How to use funmatsucha at home

Preparing funmatsucha could hardly be simpler. For a hot cup, stir roughly half a teaspoon to a teaspoon into about 150 ml of hot (not boiling) water; cooler water, around 70–80°C, keeps a sencha-based powder from turning harsh. For iced tea, the instant type dissolves readily in cold water, making it ideal for a fast summer drink, while a pulverized-leaf powder will disperse with a good stir or shake and may leave a little sediment. Beyond the cup, treat it like any culinary powder: whisk it into batters, fold it into cream, or blend it into a smoothie. When you want the ceremony and the umami, reach for whisked matcha; when you just want green tea, fast, funmatsucha is hard to beat. To place it in context, it helps to understand the wider world of tea types, and you can browse more guides across our tea collection.

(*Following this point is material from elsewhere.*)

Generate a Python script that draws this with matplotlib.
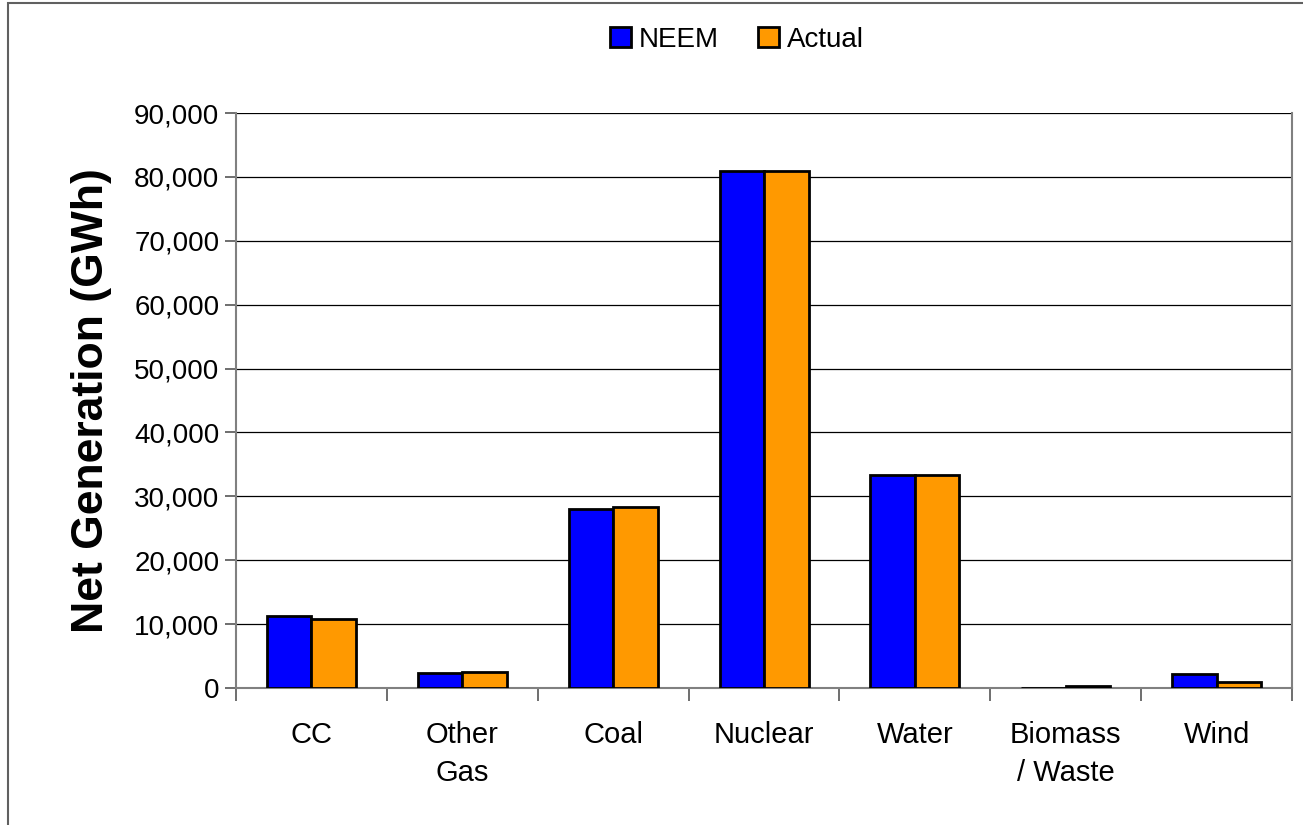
import numpy as np
import matplotlib
matplotlib.use('Agg')
import matplotlib.pyplot as plt
from matplotlib.patches import Rectangle

plt.rcParams['font.family'] = ['Liberation Sans', 'DejaVu Sans']

# ===== Data =====
categories = ['CC', 'Other\nGas', 'Coal', 'Nuclear', 'Water', 'Biomass\n/ Waste', 'Wind']
neem = [11250, 2350, 28000, 80900, 33300, 0, 2250]
actual = [10800, 2500, 28300, 80900, 33300, 300, 900]

BLUE = '#0000FF'
ORANGE = '#FF9900'

fig = plt.figure(figsize=(13.03, 8.25), dpi=100)
ax = fig.add_axes([0.1811, 0.166, 0.8105, 0.697])

x = np.arange(len(categories))
w = 0.295
ax.bar(x - w / 2, neem, width=w, color=BLUE, edgecolor='black', linewidth=2, label='NEEM', zorder=3)
ax.bar(x + w / 2, actual, width=w, color=ORANGE, edgecolor='black', linewidth=2, label='Actual', zorder=3)

ax.set_xlim(-0.5, len(categories) - 0.5)
ax.set_ylim(0, 90000)
ax.set_yticks(np.arange(0, 90001, 10000))
ax.yaxis.set_major_formatter(matplotlib.ticker.FuncFormatter(lambda v, p: f'{int(v):,}'))
ax.grid(True, axis='y', color='black', lw=0.9, zorder=1)

# category labels centered, ticks on boundaries
ax.set_xticks(x)
ax.set_xticklabels(categories, fontsize=21, linespacing=1.45)
ax.tick_params(axis='x', length=0, pad=24)
ax.set_xticks(np.arange(-0.5, len(categories), 1), minor=True)
ax.tick_params(axis='x', which='minor', length=9, width=1.2, color='#555555')
ax.tick_params(axis='y', labelsize=20, length=8, width=1.2, color='#555555', pad=4)

for s in ['left', 'bottom', 'right']:
    ax.spines[s].set_color('#808080')
    ax.spines[s].set_linewidth(1.5)
ax.spines['top'].set_visible(False)

ax.set_ylabel('Net Generation (GWh)', fontsize=32, fontweight='bold', labelpad=16)

ax.legend(loc='center', bbox_to_anchor=(737 / 1303, 1 - 40 / 825), bbox_transform=fig.transFigure,
          ncol=2, frameon=False, fontsize=20, handlelength=0.75, handleheight=0.75,
          handletextpad=0.3, columnspacing=1.4)

# outer frame of the chart image
fig.patches.append(Rectangle((8 / 1303, -0.1), 1.2, (825 - 3) / 825 + 0.1,
                             transform=fig.transFigure, fill=False,
                             edgecolor='#606060', lw=1.5))

fig.savefig('out.png', dpi=100, facecolor='white')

Frequently asked questions

What is funmatsucha powdered green tea?
Funmatsucha (粉末茶) is Japanese "powdered tea" — an everyday green tea, usually sencha, turned into a powder you stir straight into hot or cold water instead of steeping leaves. Some funmatsucha is a spray-dried instant tea that dissolves completely, while other versions are simply pulverized leaf that you drink in full. It is prized for convenience and is common in bottled teas, cooking, and self-serve sushi-bar cups.

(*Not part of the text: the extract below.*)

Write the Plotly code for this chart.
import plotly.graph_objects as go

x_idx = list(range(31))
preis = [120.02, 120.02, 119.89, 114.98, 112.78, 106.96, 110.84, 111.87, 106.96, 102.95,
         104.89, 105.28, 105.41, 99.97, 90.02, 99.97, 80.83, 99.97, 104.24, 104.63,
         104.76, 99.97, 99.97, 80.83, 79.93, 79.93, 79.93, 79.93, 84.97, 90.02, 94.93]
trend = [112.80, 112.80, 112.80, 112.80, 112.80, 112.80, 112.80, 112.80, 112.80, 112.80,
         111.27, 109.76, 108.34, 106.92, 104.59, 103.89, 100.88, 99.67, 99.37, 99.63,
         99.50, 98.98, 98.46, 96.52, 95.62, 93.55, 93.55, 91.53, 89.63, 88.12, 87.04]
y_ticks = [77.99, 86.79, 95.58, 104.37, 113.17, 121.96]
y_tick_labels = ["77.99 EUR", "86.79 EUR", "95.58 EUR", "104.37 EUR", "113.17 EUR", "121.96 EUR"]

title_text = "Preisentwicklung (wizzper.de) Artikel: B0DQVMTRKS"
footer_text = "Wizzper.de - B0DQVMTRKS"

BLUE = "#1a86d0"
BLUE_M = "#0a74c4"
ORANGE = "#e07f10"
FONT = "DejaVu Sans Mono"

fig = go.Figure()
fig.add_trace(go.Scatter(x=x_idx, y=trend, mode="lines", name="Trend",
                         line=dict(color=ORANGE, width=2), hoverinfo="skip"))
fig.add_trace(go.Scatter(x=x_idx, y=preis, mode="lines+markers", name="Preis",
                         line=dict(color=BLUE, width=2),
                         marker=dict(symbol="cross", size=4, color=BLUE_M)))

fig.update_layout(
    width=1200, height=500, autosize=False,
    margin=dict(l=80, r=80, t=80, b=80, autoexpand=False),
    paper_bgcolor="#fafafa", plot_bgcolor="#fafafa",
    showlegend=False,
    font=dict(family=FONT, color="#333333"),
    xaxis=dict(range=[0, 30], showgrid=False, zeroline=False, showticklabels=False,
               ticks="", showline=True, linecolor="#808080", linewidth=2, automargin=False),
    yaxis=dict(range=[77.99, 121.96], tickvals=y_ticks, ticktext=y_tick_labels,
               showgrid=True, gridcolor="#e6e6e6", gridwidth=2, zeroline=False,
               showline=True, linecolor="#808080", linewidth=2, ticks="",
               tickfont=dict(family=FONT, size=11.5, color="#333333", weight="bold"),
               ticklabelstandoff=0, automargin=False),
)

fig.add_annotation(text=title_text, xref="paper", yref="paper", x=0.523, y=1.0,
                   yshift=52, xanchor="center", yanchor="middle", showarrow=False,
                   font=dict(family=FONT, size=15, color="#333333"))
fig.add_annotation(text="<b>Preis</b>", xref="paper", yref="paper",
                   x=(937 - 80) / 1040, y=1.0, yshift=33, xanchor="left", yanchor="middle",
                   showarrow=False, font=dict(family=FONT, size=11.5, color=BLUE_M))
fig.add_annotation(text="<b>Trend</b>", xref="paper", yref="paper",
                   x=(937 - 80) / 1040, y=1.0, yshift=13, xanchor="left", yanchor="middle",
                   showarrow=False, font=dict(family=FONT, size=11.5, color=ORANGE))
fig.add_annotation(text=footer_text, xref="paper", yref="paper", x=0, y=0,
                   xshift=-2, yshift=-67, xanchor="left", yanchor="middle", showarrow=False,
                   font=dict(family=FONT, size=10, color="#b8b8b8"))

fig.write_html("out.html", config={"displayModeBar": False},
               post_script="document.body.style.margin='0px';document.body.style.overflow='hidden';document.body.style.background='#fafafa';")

Is funmatsucha the same as matcha?
No. Matcha is made from shade-grown tencha that is stone-ground into an ultra-fine powder and whisked into a suspension, so you drink the leaf itself. Funmatsucha is made from ordinary, unshaded green tea, is coarser and cheaper, and is designed for a quick stir rather than a ceremonial whisk. They can look alike but differ in leaf, processing, and flavor.
Does funmatsucha dissolve in water?
It depends on the type. True instant funmatsucha, made by spray-drying brewed tea, dissolves completely and leaves no sediment, which is why the bottled-tea industry relies on it. Funmatsucha made by simply pulverizing leaf is technically a fine suspension, so it disperses with a stir and may leave a little sediment at the bottom of the cup.
What is the difference between funmatsucha and konacha?
Konacha is made of small broken leaf fragments and fannings sifted out during sencha and gyokuro production; it is real leaf that you brew in a pot or strainer and then discard, and it is the classic "agari" tea of traditional sushi bars. Funmatsucha is a powder you stir directly into water without brewing or straining. In short, konacha is leaf you steep, while funmatsucha is powder you dissolve or disperse.
What green tea can funmatsucha be made from, and can you cook with it?
Funmatsucha can be made from various Japanese greens — most often sencha, but also hōjicha, gyokuro, or genmaicha — so its flavor ranges from grassy to toasty and nutty. It is popular in the kitchen, coloring and flavoring ice cream, sweets, soba, lattes, and green-tea salt, and cooks often use it in place of pricier matcha when a dish does not need ceremonial grade.